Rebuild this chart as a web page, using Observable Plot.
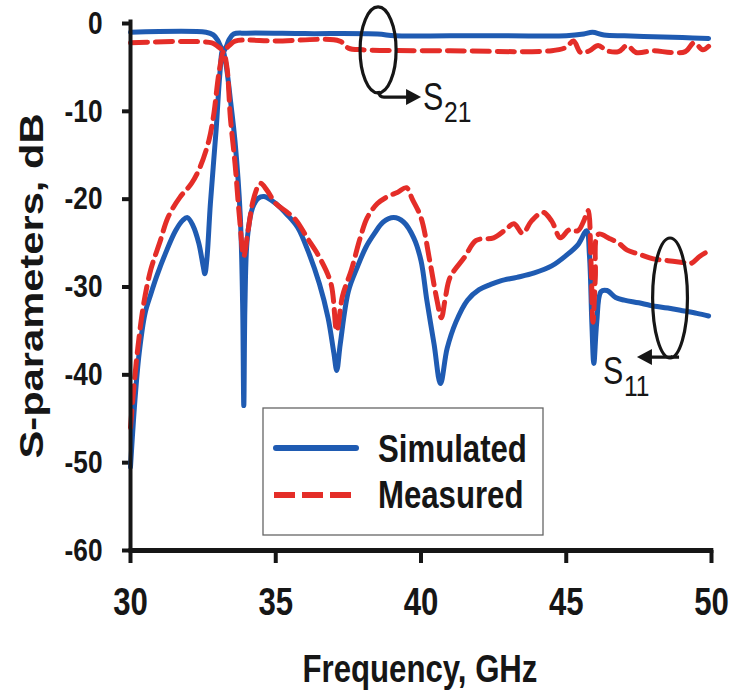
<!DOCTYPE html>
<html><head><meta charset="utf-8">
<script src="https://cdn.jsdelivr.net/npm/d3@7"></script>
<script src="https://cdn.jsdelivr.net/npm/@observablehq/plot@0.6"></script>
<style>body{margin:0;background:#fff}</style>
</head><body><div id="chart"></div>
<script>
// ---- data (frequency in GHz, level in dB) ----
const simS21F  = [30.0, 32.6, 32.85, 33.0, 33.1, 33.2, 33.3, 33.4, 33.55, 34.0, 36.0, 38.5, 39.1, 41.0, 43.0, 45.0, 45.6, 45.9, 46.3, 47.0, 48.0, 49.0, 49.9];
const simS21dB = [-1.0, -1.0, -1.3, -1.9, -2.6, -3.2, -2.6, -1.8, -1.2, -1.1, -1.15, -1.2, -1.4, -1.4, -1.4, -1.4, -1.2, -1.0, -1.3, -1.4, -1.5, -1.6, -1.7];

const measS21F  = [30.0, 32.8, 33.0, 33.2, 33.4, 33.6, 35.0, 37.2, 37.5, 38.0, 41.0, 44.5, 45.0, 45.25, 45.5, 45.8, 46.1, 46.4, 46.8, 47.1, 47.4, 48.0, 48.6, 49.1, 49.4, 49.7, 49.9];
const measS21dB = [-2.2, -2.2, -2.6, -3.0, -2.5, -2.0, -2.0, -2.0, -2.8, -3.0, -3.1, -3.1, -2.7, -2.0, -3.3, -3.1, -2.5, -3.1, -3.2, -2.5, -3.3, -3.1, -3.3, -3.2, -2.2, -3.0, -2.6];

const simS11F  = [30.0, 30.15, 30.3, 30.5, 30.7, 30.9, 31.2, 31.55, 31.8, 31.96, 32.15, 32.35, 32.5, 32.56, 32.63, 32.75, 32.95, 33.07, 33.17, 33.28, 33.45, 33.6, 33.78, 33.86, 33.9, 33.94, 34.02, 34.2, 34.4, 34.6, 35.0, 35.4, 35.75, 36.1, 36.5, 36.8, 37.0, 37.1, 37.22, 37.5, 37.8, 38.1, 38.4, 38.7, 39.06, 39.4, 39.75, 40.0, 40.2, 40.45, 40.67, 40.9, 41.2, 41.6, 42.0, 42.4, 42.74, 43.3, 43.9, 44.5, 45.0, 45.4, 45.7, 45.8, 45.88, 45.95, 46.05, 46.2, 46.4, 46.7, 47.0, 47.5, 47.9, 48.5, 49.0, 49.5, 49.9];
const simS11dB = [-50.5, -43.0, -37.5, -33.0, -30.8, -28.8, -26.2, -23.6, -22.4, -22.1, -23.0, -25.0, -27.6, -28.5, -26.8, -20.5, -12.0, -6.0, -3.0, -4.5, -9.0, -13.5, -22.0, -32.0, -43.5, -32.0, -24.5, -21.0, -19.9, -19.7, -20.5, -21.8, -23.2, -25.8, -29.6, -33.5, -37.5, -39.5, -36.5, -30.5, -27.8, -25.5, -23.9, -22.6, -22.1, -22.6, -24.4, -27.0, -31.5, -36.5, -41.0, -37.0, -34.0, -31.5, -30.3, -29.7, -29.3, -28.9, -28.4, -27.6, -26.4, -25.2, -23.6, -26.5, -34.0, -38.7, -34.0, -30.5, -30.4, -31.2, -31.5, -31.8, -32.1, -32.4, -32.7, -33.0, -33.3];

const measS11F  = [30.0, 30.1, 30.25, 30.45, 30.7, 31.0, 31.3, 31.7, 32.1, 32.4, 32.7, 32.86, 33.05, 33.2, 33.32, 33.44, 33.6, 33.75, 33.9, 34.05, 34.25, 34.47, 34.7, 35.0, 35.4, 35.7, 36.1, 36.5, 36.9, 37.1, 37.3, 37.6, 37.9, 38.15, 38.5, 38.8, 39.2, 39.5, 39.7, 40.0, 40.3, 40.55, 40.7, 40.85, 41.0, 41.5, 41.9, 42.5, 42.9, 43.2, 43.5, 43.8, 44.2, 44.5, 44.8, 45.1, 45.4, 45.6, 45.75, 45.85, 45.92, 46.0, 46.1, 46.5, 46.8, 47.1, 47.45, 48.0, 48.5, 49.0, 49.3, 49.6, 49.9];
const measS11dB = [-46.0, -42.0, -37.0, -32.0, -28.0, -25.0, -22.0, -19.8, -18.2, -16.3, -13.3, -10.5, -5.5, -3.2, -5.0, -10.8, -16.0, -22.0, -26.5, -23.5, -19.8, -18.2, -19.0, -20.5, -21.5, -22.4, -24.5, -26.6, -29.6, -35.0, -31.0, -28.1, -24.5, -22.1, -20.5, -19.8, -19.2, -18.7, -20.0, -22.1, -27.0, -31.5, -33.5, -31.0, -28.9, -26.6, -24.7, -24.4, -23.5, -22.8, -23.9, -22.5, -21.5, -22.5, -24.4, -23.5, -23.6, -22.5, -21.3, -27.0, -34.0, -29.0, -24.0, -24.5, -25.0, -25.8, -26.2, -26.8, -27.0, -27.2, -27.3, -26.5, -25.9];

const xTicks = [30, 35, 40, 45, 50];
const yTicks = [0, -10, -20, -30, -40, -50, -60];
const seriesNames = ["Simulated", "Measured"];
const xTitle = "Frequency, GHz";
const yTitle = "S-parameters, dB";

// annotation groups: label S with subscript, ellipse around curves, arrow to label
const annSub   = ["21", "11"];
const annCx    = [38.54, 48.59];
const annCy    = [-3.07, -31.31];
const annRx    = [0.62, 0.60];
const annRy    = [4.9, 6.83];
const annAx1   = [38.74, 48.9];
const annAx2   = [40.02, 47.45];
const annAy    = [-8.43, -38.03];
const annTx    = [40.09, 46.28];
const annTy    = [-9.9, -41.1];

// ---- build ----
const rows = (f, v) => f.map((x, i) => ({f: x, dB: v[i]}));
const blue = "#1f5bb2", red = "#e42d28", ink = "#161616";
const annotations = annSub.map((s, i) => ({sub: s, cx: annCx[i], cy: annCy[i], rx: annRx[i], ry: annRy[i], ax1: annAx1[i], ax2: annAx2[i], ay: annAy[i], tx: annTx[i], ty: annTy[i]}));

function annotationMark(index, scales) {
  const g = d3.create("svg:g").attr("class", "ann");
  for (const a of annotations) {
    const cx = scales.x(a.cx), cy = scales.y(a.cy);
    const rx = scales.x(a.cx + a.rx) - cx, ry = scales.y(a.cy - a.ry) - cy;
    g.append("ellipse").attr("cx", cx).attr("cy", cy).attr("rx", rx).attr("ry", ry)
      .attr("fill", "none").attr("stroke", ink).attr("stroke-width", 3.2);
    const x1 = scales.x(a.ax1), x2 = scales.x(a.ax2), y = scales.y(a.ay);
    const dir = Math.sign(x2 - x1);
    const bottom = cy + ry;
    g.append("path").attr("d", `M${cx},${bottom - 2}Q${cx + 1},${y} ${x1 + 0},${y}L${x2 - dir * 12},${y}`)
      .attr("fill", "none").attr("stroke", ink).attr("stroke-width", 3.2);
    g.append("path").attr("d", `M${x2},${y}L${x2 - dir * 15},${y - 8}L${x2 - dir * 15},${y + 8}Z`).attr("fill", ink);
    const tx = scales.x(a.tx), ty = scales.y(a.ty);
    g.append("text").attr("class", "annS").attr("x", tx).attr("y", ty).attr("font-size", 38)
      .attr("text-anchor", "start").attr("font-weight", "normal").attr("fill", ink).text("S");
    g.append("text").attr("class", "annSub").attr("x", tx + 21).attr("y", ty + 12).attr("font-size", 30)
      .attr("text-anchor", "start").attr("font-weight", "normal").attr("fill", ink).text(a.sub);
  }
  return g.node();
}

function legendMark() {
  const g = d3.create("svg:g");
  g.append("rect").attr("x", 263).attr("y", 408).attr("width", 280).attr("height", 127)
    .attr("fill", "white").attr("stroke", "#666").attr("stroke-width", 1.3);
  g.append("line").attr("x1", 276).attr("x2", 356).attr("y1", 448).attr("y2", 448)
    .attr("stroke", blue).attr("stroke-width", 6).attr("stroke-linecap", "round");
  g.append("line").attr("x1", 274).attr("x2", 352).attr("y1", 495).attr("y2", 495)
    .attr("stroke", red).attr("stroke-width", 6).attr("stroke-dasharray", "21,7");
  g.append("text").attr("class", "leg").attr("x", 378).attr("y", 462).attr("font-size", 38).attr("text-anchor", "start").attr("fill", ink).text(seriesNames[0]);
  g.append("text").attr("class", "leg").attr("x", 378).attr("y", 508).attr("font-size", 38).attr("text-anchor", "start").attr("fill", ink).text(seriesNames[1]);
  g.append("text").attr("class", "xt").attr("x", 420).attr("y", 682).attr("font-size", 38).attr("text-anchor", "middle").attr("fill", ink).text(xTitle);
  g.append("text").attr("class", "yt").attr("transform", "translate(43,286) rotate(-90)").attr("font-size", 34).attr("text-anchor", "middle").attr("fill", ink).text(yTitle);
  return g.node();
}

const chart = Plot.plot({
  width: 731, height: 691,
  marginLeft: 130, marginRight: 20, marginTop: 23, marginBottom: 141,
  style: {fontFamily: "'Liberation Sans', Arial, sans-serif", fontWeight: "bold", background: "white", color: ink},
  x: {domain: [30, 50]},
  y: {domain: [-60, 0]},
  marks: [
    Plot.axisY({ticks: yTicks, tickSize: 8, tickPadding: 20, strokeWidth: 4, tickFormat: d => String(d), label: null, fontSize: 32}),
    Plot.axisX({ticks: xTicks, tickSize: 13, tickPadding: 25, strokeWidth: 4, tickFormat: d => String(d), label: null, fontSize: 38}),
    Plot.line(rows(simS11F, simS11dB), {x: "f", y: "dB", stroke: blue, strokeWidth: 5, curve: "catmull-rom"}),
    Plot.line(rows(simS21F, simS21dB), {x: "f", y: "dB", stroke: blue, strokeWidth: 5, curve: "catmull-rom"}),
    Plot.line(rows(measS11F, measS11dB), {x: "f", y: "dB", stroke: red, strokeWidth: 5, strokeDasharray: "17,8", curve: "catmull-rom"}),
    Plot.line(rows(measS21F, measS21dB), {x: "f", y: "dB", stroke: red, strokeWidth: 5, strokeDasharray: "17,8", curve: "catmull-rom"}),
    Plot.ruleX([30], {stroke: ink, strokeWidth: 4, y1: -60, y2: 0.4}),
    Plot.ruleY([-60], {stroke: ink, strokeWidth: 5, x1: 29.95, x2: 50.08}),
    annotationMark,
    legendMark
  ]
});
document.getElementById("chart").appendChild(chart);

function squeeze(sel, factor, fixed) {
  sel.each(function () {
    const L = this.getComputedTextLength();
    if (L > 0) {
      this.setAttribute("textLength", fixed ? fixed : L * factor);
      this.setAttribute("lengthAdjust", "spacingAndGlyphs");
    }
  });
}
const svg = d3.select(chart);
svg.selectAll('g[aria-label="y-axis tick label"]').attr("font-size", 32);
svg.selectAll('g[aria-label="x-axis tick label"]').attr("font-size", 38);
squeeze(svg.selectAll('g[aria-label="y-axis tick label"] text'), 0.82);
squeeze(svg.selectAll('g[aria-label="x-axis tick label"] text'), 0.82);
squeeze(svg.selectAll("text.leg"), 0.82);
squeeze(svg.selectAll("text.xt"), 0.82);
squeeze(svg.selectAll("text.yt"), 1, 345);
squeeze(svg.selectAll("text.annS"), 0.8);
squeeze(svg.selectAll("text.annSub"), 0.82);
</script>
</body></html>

___

* **DIRECTIVE**:
Quote, exactly and only, the lines from the first line of the data above through the line containing "-32.7, -33.0, -33.3];". The pictures do not belong in it.

* **PROBLEM SOLUTION**:
Rebuild this chart as a web page, using Observable Plot.
<!DOCTYPE html>
<html><head><meta charset="utf-8">
<script src="https://cdn.jsdelivr.net/npm/d3@7"></script>
<script src="https://cdn.jsdelivr.net/npm/@observablehq/plot@0.6"></script>
<style>body{margin:0;background:#fff}</style>
</head><body><div id="chart"></div>
<script>
// ---- data (frequency in GHz, level in dB) ----
const simS21F  = [30.0, 32.6, 32.85, 33.0, 33.1, 33.2, 33.3, 33.4, 33.55, 34.0, 36.0, 38.5, 39.1, 41.0, 43.0, 45.0, 45.6, 45.9, 46.3, 47.0, 48.0, 49.0, 49.9];
const simS21dB = [-1.0, -1.0, -1.3, -1.9, -2.6, -3.2, -2.6, -1.8, -1.2, -1.1, -1.15, -1.2, -1.4, -1.4, -1.4, -1.4, -1.2, -1.0, -1.3, -1.4, -1.5, -1.6, -1.7];

const measS21F  = [30.0, 32.8, 33.0, 33.2, 33.4, 33.6, 35.0, 37.2, 37.5, 38.0, 41.0, 44.5, 45.0, 45.25, 45.5, 45.8, 46.1, 46.4, 46.8, 47.1, 47.4, 48.0, 48.6, 49.1, 49.4, 49.7, 49.9];
const measS21dB = [-2.2, -2.2, -2.6, -3.0, -2.5, -2.0, -2.0, -2.0, -2.8, -3.0, -3.1, -3.1, -2.7, -2.0, -3.3, -3.1, -2.5, -3.1, -3.2, -2.5, -3.3, -3.1, -3.3, -3.2, -2.2, -3.0, -2.6];

const simS11F  = [30.0, 30.15, 30.3, 30.5, 30.7, 30.9, 31.2, 31.55, 31.8, 31.96, 32.15, 32.35, 32.5, 32.56, 32.63, 32.75, 32.95, 33.07, 33.17, 33.28, 33.45, 33.6, 33.78, 33.86, 33.9, 33.94, 34.02, 34.2, 34.4, 34.6, 35.0, 35.4, 35.75, 36.1, 36.5, 36.8, 37.0, 37.1, 37.22, 37.5, 37.8, 38.1, 38.4, 38.7, 39.06, 39.4, 39.75, 40.0, 40.2, 40.45, 40.67, 40.9, 41.2, 41.6, 42.0, 42.4, 42.74, 43.3, 43.9, 44.5, 45.0, 45.4, 45.7, 45.8, 45.88, 45.95, 46.05, 46.2, 46.4, 46.7, 47.0, 47.5, 47.9, 48.5, 49.0, 49.5, 49.9];
const simS11dB = [-50.5, -43.0, -37.5, -33.0, -30.8, -28.8, -26.2, -23.6, -22.4, -22.1, -23.0, -25.0, -27.6, -28.5, -26.8, -20.5, -12.0, -6.0, -3.0, -4.5, -9.0, -13.5, -22.0, -32.0, -43.5, -32.0, -24.5, -21.0, -19.9, -19.7, -20.5, -21.8, -23.2, -25.8, -29.6, -33.5, -37.5, -39.5, -36.5, -30.5, -27.8, -25.5, -23.9, -22.6, -22.1, -22.6, -24.4, -27.0, -31.5, -36.5, -41.0, -37.0, -34.0, -31.5, -30.3, -29.7, -29.3, -28.9, -28.4, -27.6, -26.4, -25.2, -23.6, -26.5, -34.0, -38.7, -34.0, -30.5, -30.4, -31.2, -31.5, -31.8, -32.1, -32.4, -32.7, -33.0, -33.3];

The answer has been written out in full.